According to The New York Times, the White House in Washington said that William Burns, director of the U.S. Central Intelligence Agency (CIA), met with his Russian counterpart in Turkey on Monday. The news was first reported this morning by the Moscow business daily Kommersant, which said that Foreign Intelligence Service (FIS) Director Sergey Naryshkin had flown to Ankara for talks with his U.S. counterpart.
Dmitry Peskov told reporters in the morning that he could neither confirm nor deny the information about the contacts, but in the afternoon he told TASS/TRANS that the bilateral event had taken place at the U.S.’s initiative.

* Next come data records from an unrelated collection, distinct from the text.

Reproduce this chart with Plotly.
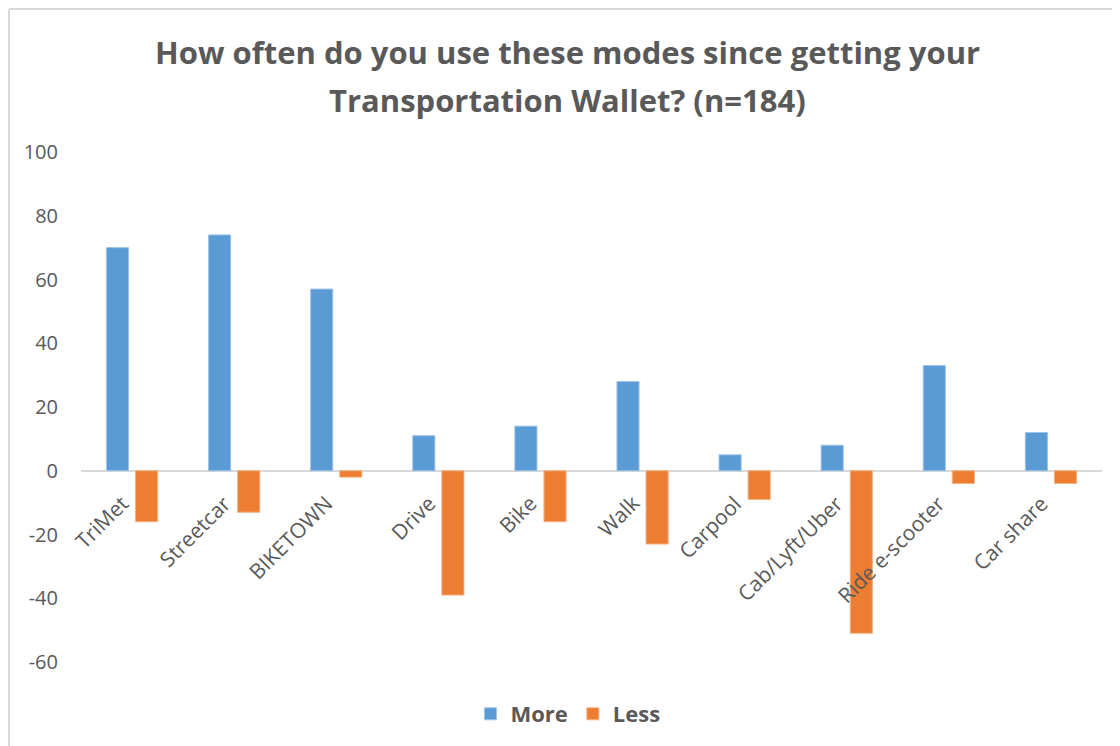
import plotly.graph_objects as go

# Survey data
modes = ["TriMet", "Streetcar", "BIKETOWN", "Drive", "Bike", "Walk",
         "Carpool", "Cab/Lyft/Uber", "Ride e-scooter", "Car share"]
more = [70, 74, 57, 11, 14, 28, 5, 8, 33, 12]
less = [-16, -13, -2, -39, -16, -23, -9, -51, -4, -4]
y_ticks = [100, 80, 60, 40, 20, 0, -20, -40, -60]
y_tick_text = ["100", "80", "60", "40", "20", "0", "-20", "-40", "-60"]
title_lines = ["How often do you use these modes since getting your",
               "Transportation Wallet? (n=184)"]

BLUE = "#5B9BD5"
ORANGE = "#ED7D31"
TEXT = "#595959"
FONT = "Open Sans"

# page body adds an 8px margin, so the figure is a bit smaller than the window
W, H = 1112, 738
L, R, T, B = 73, 18, 144, 84
pw = W - L - R
ph = H - T - B


def px_x(x):
    return (x - L) / pw


def px_y(y):
    return (H - B - y) / ph


fig = go.Figure()
fig.add_trace(go.Bar(x=modes, y=more, name="More", marker_color=BLUE,
                     marker_line=dict(color="#9DC3E6", width=1)))
fig.add_trace(go.Bar(x=modes, y=less, name="Less", marker_color=ORANGE,
                     marker_line=dict(color="#F4B183", width=1)))

# category labels sit just under the zero line, rotated like the Excel axis
for m in modes:
    fig.add_annotation(x=m, y=0, xref="x", yref="y", text=m, showarrow=False,
                       textangle=-45, xanchor="right", yanchor="top",
                       yshift=-16, xshift=5,
                       font=dict(family=FONT, size=21, color=TEXT))

for i, line in enumerate(title_lines):
    fig.add_annotation(x=px_x(559.5), y=px_y(44 + 48 * i), xref="paper", yref="paper",
                       text=line, showarrow=False, xanchor="center", yanchor="middle",
                       font=dict(family=FONT, size=31, color=TEXT, weight="bold"))

# outer chart border (only the top and left edges show in the frame)
fig.add_shape(type="line", xref="paper", yref="paper",
              x0=px_x(1), x1=px_x(W), y0=px_y(1), y1=px_y(1),
              line=dict(color="#D9D9D9", width=2), layer="below")
fig.add_shape(type="line", xref="paper", yref="paper",
              x0=px_x(1), x1=px_x(1), y0=px_y(1), y1=px_y(H),
              line=dict(color="#D9D9D9", width=2), layer="below")

fig.update_layout(
    width=W, height=H,
    margin=dict(l=L, r=R, t=T, b=B, autoexpand=False),
    paper_bgcolor="white", plot_bgcolor="white",
    barmode="group", bargap=0.43, bargroupgap=0.24,
    showlegend=True,
    legend=dict(orientation="h", x=px_x(560), xanchor="center", y=px_y(706), yanchor="middle",
                font=dict(family=FONT, size=22, color=TEXT, weight="bold"),
                itemwidth=30, traceorder="normal"),
    font=dict(family=FONT, color=TEXT),
)
fig.update_xaxes(range=[-0.5, 9.5], showticklabels=False, showgrid=False, zeroline=False,
                 showline=False, ticks="", automargin=False)
fig.update_yaxes(range=[-60, 100], tickvals=y_ticks, ticktext=y_tick_text, showgrid=False,
                 zeroline=True, zerolinecolor="#D9D9D9", zerolinewidth=2,
                 showline=False, ticks="", ticklabelstandoff=22, automargin=False,
                 tickfont=dict(family=FONT, size=20, color=TEXT))

fig.write_html("out.html")
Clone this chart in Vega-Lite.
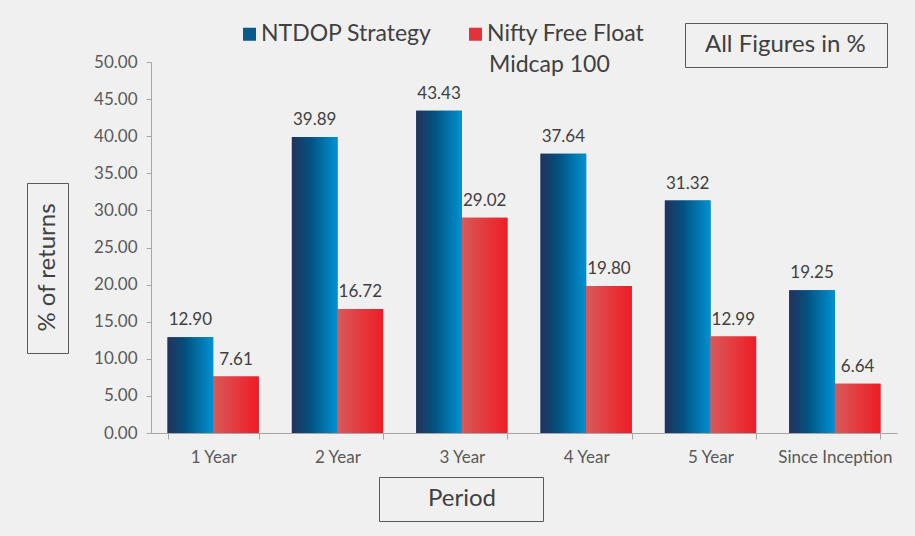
{
  "$schema": "https://vega.github.io/schema/vega-lite/v6.json",
  "width": 746,
  "height": 371,
  "autosize": {"type": "none"},
  "padding": {"left": 151, "top": 62, "right": 18, "bottom": 103},
  "background": "#f0f0f0",
  "config": {
    "view": {"stroke": null},
    "font": "Lato"
  },
  "data": {
    "values": [
      {"period": "1 Year", "series": "NTDOP Strategy", "value": 12.90},
      {"period": "1 Year", "series": "Nifty Free Float Midcap 100", "value": 7.61},
      {"period": "2 Year", "series": "NTDOP Strategy", "value": 39.89},
      {"period": "2 Year", "series": "Nifty Free Float Midcap 100", "value": 16.72},
      {"period": "3 Year", "series": "NTDOP Strategy", "value": 43.43},
      {"period": "3 Year", "series": "Nifty Free Float Midcap 100", "value": 29.02},
      {"period": "4 Year", "series": "NTDOP Strategy", "value": 37.64},
      {"period": "4 Year", "series": "Nifty Free Float Midcap 100", "value": 19.80},
      {"period": "5 Year", "series": "NTDOP Strategy", "value": 31.32},
      {"period": "5 Year", "series": "Nifty Free Float Midcap 100", "value": 12.99},
      {"period": "Since Inception", "series": "NTDOP Strategy", "value": 19.25},
      {"period": "Since Inception", "series": "Nifty Free Float Midcap 100", "value": 6.64}
    ]
  },
  "encoding": {
    "x": {
      "field": "period",
      "type": "nominal",
      "sort": ["1 Year", "2 Year", "3 Year", "4 Year", "5 Year", "Since Inception"],
      "scale": {"paddingInner": 0.266, "paddingOuter": 0.133},
      "axis": {
        "title": null,
        "labelAngle": 0,
        "labelFontSize": 17,
        "labelColor": "#595959",
        "domainColor": "#a6a6a6",
        "tickColor": "#a6a6a6",
        "tickSize": 6,
        "tickBand": "extent",
        "labelPadding": 10
      }
    },
    "xOffset": {
      "field": "series",
      "type": "nominal",
      "sort": ["NTDOP Strategy", "Nifty Free Float Midcap 100"]
    },
    "y": {
      "field": "value",
      "type": "quantitative",
      "scale": {"domain": [0, 50], "nice": false},
      "axis": {
        "title": "% of returns",
        "titleX": -104,
        "titleY": 205,
        "titleAngle": -90,
        "titleAlign": "center",
        "titleBaseline": "middle",
        "titleFontSize": 24,
        "titleFontWeight": "normal",
        "titleColor": "#404040",
        "values": [0, 5, 10, 15, 20, 25, 30, 35, 40, 45, 50],
        "format": ".2f",
        "labelFontSize": 17,
        "labelColor": "#595959",
        "domainColor": "#a6a6a6",
        "tickColor": "#a6a6a6",
        "tickSize": 5,
        "labelPadding": 9,
        "grid": false
      }
    }
  },
  "layer": [
    {
      "mark": {"type": "bar"},
      "encoding": {
        "color": {
          "field": "series",
          "type": "nominal",
          "sort": ["NTDOP Strategy", "Nifty Free Float Midcap 100"],
          "scale": {"domain": ["NTDOP Strategy", "Nifty Free Float Midcap 100"], "range": ["#0a5a8c", "#e3333a"]},
          "legend": {
            "title": null,
            "orient": "none",
            "legendX": 87,
            "legendY": -39.5,
            "padding": 0,
            "direction": "horizontal",
            "columns": 2,
            "columnPadding": 32,
            "labelFontSize": 23,
            "labelColor": "#404040",
            "labelLimit": 400,
            "labelOffset": 0,
            "symbolType": "square",
            "symbolSize": 169,
            "symbolStrokeWidth": 0,
            "labelExpr": "datum.label == 'Nifty Free Float Midcap 100' ? 'Nifty Free Float' : datum.label"
          }
        }
      }
    },
    {
      "mark": {"type": "bar"},
      "encoding": {
        "fill": {
          "condition": {
            "test": "datum.series === 'NTDOP Strategy'",
            "value": {
              "gradient": "linear", "x1": 0, "x2": 1, "y1": 0, "y2": 0,
              "stops": [
                {"offset": 0, "color": "#24315b"},
                {"offset": 0.4, "color": "#03527f"},
                {"offset": 1, "color": "#0092d4"}
              ]
            }
          },
          "value": {
            "gradient": "linear", "x1": 0, "x2": 1, "y1": 0, "y2": 0,
            "stops": [
              {"offset": 0, "color": "#d85a5a"},
              {"offset": 1, "color": "#ee1c25"}
            ]
          }
        }
      }
    },
    {
      "mark": {"type": "text", "dy": -17, "fontSize": 17, "color": "#404040", "baseline": "middle"},
      "encoding": {
        "text": {"field": "value", "type": "quantitative", "format": ".2f"}
      }
    },
    {
      "mark": {"type": "point", "opacity": 0},
      "encoding": {
        "x": null, "xOffset": null, "y": null,
        "shape": {
          "datum": "Midcap 100",
          "type": "nominal",
          "legend": {
            "title": null,
            "orient": "none",
            "legendX": 315,
            "legendY": -8.5,
            "padding": 0,
            "labelFontSize": 23,
            "labelColor": "#404040",
            "labelLimit": 400,
            "labelOffset": 0,
            "symbolSize": 0,
            "symbolOpacity": 0,
            "symbolStrokeWidth": 0
          }
        }
      }
    },
    {
      "mark": {"type": "point", "opacity": 0},
      "encoding": {
        "x": null, "xOffset": null, "y": null,
        "strokeDash": {
          "datum": "All Figures in %",
          "type": "nominal",
          "legend": {
            "title": ".",
            "titleOrient": "right",
            "titleFontSize": 1,
            "titleOpacity": 0,
            "titlePadding": 10,
            "orient": "none",
            "legendX": 534,
            "legendY": -39,
            "padding": 10,
            "strokeColor": "#595959",
            "labelFontSize": 24,
            "labelColor": "#404040",
            "labelLimit": 400,
            "labelOffset": -14,
            "symbolSize": 0,
            "symbolOpacity": 0,
            "symbolStrokeWidth": 0
          }
        }
      }
    },
    {
      "mark": {"type": "point", "opacity": 0},
      "encoding": {
        "x": null, "xOffset": null, "y": null,
        "fill": {
          "datum": "Period",
          "type": "nominal",
          "legend": {
            "title": ".",
            "titleOrient": "right",
            "titleFontSize": 1,
            "titleOpacity": 0,
            "titlePadding": 36,
            "orient": "none",
            "legendX": 228,
            "legendY": 415,
            "padding": 10,
            "strokeColor": "#595959",
            "labelFontSize": 24,
            "labelColor": "#404040",
            "labelLimit": 400,
            "labelOffset": 15,
            "symbolSize": 0,
            "symbolOpacity": 0,
            "symbolStrokeWidth": 0
          }
        }
      }
    },
    {
      "mark": {"type": "point", "opacity": 0},
      "encoding": {
        "x": null, "xOffset": null, "y": null,
        "stroke": {
          "datum": "box",
          "type": "nominal",
          "legend": {
            "title": ".",
            "titleOrient": "top",
            "titleFontSize": 1,
            "titleOpacity": 0,
            "titlePadding": 127,
            "orient": "none",
            "legendX": -124,
            "legendY": 121,
            "padding": 8,
            "strokeColor": "#595959",
            "labelFontSize": 25,
            "labelOffset": 0,
            "labelExpr": "''",
            "symbolSize": 0,
            "symbolOpacity": 0,
            "symbolStrokeWidth": 0
          }
        }
      }
    }
  ]
}
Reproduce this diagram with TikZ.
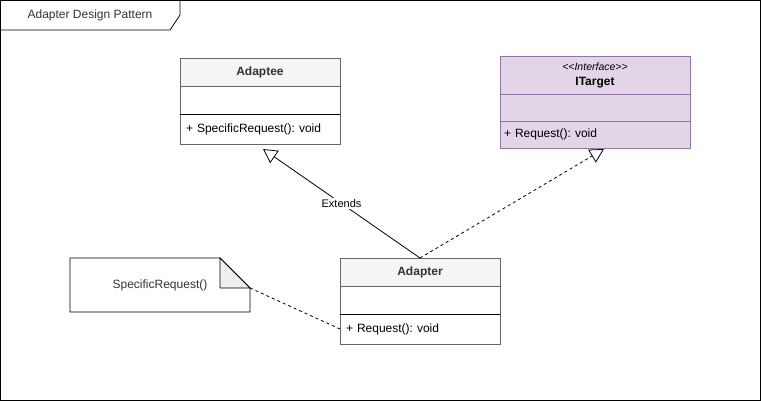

According to U.S. newspapers, Burns warned Russia to refrain from using nuclear weapons in Ukraine. The U.S. National Security Council has said that the Ankara talks were not about settling the war in Ukraine and that Kyiv had been informed in advance by Washington of the details.
The meeting was not announced in advance, although Kommersant wrote about a possible meeting last week. A Russian and U.S. delegation last met in Geneva on Jan. 10 to discuss security guarantees demanded by Moscow.
Russian Deputy Foreign Minister Alexander Grushko told reporters on Monday that his country would not accept any preconditions set by anyone on the possibility of settlement talks in Ukraine.